# Your goal
Count the lines in the data below where the string "matplotlib" occurs, please, and give the number alone.

# Information given
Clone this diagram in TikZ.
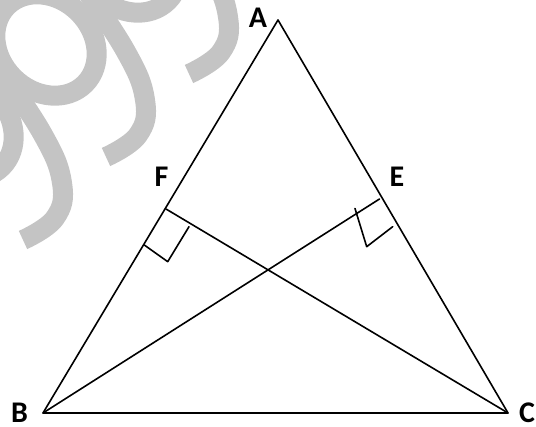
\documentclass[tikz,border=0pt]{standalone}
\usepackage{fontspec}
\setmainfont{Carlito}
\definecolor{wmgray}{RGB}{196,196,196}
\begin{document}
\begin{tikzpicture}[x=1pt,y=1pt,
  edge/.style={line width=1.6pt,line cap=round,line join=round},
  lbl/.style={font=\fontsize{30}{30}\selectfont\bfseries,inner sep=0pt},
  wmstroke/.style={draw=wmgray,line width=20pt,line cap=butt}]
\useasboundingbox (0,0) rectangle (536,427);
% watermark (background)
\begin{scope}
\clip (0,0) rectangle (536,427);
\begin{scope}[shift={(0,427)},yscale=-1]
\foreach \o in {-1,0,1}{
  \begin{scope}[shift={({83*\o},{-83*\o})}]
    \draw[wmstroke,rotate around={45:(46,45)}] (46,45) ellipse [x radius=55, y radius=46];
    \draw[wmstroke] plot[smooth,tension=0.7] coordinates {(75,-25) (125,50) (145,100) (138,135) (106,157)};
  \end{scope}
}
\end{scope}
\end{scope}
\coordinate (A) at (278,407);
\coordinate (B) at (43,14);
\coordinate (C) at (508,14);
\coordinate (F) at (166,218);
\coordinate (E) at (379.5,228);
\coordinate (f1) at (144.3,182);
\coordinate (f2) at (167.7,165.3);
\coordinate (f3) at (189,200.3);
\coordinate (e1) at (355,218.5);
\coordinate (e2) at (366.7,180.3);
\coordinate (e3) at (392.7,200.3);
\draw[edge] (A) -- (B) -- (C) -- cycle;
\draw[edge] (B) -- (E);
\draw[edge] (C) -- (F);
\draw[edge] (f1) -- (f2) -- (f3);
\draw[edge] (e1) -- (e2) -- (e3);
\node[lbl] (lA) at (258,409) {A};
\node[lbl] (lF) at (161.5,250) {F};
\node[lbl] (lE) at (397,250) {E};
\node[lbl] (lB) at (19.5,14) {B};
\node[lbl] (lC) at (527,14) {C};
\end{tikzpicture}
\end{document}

==

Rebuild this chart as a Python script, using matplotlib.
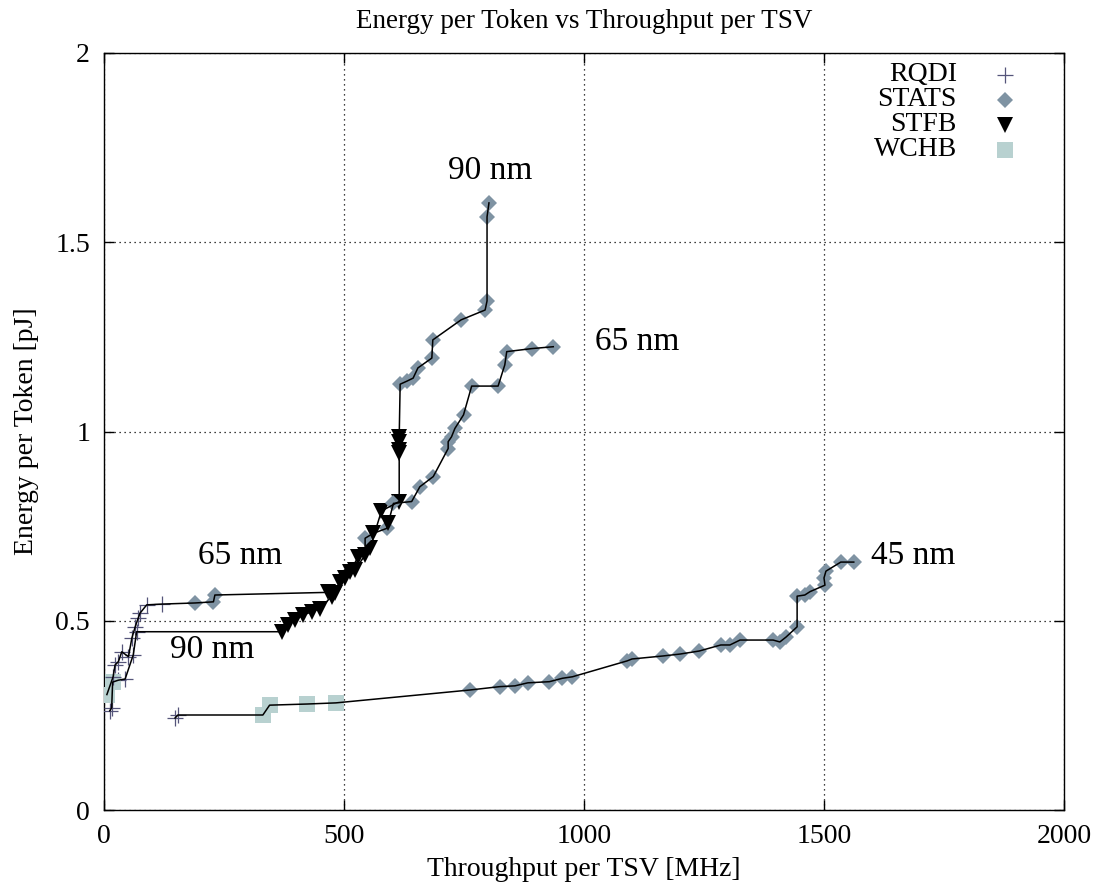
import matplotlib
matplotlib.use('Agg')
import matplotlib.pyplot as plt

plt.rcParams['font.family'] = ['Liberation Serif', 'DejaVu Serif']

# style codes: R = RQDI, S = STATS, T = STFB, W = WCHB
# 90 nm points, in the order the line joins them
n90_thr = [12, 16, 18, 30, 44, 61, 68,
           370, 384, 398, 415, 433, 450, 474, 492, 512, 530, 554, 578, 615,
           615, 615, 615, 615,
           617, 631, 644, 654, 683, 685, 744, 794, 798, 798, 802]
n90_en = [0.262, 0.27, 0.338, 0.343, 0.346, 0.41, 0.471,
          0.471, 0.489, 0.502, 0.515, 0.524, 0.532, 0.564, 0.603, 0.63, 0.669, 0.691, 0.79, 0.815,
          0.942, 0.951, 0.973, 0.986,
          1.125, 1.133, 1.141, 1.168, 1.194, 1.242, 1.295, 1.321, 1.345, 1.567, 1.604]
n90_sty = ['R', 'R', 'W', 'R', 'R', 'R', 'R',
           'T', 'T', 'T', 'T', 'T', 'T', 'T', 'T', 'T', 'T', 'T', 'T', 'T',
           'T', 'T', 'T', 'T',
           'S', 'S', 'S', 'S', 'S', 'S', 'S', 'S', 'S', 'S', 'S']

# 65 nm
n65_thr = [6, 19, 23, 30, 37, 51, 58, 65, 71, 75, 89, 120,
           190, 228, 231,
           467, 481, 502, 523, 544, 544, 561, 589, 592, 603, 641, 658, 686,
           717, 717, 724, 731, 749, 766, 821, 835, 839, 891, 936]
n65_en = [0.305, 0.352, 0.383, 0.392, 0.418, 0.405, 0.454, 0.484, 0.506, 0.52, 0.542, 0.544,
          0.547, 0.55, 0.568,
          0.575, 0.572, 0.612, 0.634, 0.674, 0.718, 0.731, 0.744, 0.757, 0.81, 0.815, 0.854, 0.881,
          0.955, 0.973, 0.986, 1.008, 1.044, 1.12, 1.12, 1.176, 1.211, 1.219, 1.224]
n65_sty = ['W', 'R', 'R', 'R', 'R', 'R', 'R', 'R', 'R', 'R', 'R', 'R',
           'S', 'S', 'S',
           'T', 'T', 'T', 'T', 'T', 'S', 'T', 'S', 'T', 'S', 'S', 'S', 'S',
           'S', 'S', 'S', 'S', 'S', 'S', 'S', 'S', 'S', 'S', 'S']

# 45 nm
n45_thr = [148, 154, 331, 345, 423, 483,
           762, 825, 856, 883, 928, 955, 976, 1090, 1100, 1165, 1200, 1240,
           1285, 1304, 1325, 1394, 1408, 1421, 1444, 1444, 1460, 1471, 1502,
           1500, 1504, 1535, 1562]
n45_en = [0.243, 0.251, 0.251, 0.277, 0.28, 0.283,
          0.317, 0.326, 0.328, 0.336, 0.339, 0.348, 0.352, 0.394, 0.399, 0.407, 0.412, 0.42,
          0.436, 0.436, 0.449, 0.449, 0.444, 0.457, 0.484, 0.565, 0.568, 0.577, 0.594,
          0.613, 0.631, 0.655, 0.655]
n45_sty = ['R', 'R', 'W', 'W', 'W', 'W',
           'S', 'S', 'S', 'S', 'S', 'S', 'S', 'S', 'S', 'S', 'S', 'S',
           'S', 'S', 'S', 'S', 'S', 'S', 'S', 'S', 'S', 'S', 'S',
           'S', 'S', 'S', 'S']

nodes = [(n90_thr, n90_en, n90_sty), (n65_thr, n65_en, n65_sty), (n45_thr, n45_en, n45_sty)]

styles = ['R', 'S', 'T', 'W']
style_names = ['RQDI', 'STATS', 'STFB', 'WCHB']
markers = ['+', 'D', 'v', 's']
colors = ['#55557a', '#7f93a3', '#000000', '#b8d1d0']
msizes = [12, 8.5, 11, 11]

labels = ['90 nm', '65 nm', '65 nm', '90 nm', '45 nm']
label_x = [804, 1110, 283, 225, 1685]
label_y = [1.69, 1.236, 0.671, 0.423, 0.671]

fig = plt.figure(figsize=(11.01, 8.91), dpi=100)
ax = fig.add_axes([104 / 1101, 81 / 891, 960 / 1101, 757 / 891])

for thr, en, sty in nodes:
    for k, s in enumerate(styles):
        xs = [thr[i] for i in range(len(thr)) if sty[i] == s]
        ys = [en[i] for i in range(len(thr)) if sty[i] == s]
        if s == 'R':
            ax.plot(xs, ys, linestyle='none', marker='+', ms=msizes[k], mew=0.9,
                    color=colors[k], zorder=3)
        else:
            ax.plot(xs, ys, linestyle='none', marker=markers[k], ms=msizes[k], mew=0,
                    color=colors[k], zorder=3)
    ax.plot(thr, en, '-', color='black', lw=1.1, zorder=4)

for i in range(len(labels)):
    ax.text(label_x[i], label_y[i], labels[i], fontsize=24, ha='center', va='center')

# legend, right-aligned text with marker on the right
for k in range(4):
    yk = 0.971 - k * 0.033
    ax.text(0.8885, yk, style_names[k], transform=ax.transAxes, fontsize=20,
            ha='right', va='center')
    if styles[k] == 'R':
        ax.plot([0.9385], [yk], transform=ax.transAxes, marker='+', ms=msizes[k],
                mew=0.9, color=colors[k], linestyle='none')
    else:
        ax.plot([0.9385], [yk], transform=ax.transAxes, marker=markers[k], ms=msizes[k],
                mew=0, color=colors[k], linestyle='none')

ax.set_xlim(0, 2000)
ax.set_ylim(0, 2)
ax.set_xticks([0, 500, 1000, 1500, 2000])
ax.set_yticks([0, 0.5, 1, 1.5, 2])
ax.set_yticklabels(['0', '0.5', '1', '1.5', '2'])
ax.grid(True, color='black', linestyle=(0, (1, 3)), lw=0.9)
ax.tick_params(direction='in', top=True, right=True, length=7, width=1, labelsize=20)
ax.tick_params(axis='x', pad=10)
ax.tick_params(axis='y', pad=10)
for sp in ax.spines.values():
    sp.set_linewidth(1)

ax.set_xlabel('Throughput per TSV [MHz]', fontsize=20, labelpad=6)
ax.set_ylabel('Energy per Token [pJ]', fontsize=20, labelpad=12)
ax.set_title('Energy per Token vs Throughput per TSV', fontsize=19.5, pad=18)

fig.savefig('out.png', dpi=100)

# Written solution
4